___ SUPPLIED INFORMATION
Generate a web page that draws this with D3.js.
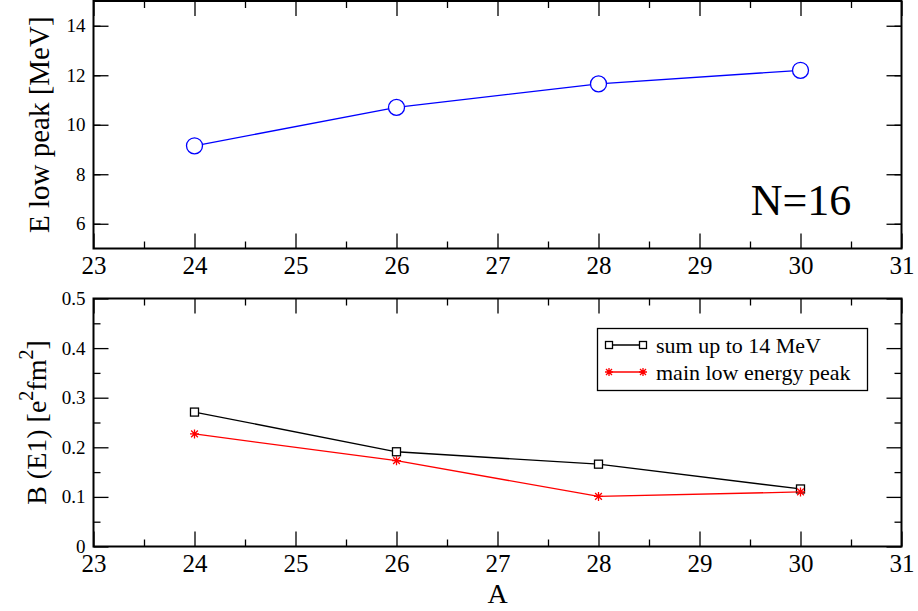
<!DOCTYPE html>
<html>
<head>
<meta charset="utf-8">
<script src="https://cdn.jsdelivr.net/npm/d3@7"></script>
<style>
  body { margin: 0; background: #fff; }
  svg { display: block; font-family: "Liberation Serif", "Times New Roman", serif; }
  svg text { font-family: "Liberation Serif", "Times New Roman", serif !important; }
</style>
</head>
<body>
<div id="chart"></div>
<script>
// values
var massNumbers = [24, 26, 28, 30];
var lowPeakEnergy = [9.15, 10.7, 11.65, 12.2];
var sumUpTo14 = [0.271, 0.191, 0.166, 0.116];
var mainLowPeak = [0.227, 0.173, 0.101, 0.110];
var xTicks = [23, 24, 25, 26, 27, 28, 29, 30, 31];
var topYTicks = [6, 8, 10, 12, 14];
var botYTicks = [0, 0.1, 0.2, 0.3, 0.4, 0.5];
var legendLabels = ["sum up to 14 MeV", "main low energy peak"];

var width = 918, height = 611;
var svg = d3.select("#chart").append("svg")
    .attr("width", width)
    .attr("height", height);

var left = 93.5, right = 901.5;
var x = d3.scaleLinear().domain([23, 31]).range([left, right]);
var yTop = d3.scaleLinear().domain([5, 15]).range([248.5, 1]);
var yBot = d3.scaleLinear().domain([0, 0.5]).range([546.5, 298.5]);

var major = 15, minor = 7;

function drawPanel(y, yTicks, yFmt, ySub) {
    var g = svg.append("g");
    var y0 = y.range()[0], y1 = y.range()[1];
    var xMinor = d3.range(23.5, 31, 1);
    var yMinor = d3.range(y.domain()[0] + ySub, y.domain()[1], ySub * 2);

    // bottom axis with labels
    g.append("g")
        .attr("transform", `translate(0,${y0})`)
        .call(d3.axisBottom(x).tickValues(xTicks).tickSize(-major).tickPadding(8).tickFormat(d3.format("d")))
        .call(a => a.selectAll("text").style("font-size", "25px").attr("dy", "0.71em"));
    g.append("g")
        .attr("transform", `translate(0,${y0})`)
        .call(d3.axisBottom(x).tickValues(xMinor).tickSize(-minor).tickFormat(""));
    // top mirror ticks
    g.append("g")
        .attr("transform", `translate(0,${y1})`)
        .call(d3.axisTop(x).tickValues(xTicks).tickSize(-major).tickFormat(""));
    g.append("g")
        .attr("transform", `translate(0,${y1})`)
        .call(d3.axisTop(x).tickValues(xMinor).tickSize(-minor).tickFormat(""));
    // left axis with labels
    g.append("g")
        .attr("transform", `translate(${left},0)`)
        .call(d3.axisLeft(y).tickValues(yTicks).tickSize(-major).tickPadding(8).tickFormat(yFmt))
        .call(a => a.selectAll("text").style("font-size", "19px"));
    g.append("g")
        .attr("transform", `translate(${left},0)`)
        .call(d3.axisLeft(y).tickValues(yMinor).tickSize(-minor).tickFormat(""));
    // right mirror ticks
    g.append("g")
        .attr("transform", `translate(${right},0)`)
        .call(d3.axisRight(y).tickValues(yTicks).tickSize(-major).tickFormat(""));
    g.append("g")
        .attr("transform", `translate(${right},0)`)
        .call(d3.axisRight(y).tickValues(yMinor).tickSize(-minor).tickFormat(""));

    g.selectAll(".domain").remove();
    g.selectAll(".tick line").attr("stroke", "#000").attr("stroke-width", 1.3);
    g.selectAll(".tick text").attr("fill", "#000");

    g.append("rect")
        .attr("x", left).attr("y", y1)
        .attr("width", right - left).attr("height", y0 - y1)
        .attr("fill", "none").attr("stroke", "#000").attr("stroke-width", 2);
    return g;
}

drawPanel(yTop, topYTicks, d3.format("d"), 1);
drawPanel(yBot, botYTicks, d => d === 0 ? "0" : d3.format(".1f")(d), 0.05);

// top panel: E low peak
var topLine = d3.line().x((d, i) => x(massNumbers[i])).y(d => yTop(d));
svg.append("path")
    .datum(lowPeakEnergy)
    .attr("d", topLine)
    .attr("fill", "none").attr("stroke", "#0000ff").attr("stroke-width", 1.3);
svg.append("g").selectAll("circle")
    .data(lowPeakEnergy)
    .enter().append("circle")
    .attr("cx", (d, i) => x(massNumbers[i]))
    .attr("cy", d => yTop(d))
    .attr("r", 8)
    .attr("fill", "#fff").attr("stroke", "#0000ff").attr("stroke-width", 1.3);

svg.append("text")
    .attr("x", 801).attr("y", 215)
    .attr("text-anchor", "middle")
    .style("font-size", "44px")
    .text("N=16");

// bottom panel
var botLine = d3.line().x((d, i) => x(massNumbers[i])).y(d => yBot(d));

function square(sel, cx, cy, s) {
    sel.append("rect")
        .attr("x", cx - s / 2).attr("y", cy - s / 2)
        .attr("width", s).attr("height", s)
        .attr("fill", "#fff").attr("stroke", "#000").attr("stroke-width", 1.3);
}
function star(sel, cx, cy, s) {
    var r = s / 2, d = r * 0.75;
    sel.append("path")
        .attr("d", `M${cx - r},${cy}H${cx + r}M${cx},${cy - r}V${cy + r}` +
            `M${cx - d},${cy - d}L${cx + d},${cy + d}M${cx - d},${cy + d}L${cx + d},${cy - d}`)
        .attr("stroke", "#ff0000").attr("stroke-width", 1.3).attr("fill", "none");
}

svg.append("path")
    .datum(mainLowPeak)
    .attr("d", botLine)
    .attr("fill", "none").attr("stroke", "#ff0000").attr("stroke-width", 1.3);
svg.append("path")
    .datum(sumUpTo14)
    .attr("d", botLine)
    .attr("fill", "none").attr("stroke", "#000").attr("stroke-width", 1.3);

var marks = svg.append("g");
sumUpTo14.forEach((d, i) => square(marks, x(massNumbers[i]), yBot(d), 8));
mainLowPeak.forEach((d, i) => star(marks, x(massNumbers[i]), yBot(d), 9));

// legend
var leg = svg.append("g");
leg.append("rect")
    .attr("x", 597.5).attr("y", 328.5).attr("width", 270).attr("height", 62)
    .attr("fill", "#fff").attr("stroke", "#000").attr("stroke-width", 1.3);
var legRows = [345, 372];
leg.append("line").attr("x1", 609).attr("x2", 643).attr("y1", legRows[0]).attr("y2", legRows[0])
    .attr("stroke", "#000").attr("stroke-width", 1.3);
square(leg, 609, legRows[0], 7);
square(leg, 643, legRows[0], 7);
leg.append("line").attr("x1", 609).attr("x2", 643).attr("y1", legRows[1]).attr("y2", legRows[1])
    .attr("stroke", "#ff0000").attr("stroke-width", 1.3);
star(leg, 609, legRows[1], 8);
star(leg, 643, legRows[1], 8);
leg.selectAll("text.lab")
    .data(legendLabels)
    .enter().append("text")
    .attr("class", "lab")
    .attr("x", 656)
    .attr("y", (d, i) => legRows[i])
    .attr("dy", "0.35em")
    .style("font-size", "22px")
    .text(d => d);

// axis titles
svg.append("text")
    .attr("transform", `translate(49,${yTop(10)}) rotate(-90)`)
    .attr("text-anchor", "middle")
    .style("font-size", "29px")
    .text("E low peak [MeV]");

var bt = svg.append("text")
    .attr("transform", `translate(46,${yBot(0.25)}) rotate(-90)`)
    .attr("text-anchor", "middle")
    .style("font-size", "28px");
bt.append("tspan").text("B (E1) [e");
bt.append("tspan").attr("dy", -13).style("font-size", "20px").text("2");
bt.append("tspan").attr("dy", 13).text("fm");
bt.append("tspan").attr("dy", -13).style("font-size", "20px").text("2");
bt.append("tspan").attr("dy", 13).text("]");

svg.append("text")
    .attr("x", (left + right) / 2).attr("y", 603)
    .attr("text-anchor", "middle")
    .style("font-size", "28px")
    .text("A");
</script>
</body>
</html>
______
___ SUPPLIED INFORMATION
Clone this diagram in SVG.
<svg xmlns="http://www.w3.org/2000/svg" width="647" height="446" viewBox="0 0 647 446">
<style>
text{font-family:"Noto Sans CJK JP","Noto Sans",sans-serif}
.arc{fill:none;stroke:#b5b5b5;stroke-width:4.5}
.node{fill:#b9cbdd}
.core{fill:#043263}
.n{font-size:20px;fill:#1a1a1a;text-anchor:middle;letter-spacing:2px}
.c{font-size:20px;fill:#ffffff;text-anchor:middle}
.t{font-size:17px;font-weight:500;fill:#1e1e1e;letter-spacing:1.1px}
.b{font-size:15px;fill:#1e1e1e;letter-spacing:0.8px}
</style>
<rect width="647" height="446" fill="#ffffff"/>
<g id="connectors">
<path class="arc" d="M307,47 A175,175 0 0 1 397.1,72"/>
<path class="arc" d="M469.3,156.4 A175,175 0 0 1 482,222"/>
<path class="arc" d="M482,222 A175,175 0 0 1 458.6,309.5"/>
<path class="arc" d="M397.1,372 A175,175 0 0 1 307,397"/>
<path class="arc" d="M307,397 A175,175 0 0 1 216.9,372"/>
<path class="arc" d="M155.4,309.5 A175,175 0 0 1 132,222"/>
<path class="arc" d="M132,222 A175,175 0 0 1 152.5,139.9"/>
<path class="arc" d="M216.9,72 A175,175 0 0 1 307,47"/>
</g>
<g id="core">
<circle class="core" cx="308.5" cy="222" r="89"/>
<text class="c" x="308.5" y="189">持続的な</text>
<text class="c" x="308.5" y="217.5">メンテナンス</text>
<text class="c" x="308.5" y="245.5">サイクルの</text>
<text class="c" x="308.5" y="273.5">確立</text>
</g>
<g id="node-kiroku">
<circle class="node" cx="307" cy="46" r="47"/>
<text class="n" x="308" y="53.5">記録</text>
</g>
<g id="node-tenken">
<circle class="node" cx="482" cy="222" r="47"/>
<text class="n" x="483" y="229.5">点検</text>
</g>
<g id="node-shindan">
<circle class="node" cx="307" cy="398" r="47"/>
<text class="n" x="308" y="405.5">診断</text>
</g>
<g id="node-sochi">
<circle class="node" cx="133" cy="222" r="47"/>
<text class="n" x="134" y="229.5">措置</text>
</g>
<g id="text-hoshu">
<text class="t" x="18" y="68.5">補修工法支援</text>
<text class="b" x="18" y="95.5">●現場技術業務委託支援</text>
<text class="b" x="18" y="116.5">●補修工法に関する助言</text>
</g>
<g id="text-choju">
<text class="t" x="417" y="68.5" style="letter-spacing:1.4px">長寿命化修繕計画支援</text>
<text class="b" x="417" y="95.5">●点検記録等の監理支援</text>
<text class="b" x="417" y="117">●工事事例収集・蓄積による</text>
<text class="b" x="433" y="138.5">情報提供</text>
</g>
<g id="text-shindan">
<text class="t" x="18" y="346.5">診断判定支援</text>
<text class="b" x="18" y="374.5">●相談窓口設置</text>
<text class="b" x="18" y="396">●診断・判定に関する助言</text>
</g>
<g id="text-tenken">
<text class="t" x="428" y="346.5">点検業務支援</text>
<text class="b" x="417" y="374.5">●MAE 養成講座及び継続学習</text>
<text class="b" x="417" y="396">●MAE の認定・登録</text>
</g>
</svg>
______
___ SUPPLIED INFORMATION
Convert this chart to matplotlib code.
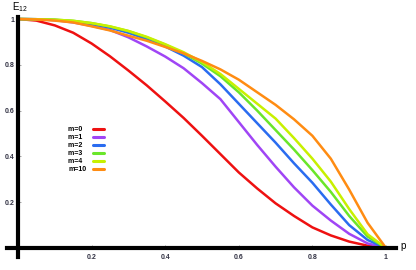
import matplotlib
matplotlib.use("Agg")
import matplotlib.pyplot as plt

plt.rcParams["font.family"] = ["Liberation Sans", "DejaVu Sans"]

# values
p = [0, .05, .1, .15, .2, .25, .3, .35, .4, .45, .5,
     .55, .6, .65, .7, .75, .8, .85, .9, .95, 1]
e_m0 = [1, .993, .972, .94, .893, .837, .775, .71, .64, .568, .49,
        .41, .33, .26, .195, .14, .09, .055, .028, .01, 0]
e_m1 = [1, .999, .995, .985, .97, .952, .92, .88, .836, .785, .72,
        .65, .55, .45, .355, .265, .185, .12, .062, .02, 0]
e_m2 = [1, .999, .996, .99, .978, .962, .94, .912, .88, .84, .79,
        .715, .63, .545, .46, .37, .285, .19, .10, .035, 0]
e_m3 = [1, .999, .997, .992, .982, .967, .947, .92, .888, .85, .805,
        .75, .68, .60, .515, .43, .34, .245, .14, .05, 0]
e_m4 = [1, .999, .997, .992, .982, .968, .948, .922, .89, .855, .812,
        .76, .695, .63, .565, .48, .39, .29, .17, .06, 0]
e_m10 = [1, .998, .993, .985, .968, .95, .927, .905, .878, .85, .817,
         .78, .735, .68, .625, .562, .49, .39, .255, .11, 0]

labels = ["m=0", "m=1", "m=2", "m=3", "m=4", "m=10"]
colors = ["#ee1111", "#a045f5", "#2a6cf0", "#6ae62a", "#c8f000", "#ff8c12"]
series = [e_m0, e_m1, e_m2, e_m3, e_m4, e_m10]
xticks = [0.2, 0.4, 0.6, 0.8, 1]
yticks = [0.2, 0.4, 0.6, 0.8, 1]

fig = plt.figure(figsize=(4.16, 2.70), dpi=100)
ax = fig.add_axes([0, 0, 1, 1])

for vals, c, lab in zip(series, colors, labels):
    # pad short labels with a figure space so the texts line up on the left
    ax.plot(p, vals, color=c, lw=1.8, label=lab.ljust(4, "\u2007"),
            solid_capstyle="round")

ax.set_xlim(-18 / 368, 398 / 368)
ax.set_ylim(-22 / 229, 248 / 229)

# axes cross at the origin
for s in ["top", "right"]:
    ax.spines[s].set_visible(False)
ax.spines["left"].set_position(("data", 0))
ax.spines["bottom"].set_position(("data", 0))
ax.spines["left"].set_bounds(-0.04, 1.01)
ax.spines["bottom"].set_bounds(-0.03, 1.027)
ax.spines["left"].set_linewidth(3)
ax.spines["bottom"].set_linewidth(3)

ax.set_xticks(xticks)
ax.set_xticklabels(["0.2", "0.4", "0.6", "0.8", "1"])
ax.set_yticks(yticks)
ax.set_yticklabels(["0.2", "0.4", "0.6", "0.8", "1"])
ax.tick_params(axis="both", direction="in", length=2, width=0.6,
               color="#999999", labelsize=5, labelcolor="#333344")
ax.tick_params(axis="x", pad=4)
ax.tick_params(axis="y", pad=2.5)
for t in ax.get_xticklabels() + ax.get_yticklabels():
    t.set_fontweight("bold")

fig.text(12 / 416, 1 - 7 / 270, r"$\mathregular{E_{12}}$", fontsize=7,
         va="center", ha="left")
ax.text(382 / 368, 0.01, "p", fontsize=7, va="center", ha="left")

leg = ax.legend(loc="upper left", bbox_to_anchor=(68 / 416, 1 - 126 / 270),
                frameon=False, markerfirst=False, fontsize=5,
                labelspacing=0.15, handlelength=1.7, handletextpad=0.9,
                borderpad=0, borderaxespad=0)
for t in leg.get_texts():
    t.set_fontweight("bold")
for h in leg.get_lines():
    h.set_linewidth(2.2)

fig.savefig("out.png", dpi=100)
______
GIVEN TASK: Gather all lines from the listing above in which "matplotlib" occurs.

SOLVED EXERCISE:
Convert this chart to matplotlib code.
import matplotlib
matplotlib.use("Agg")
import matplotlib.pyplot as plt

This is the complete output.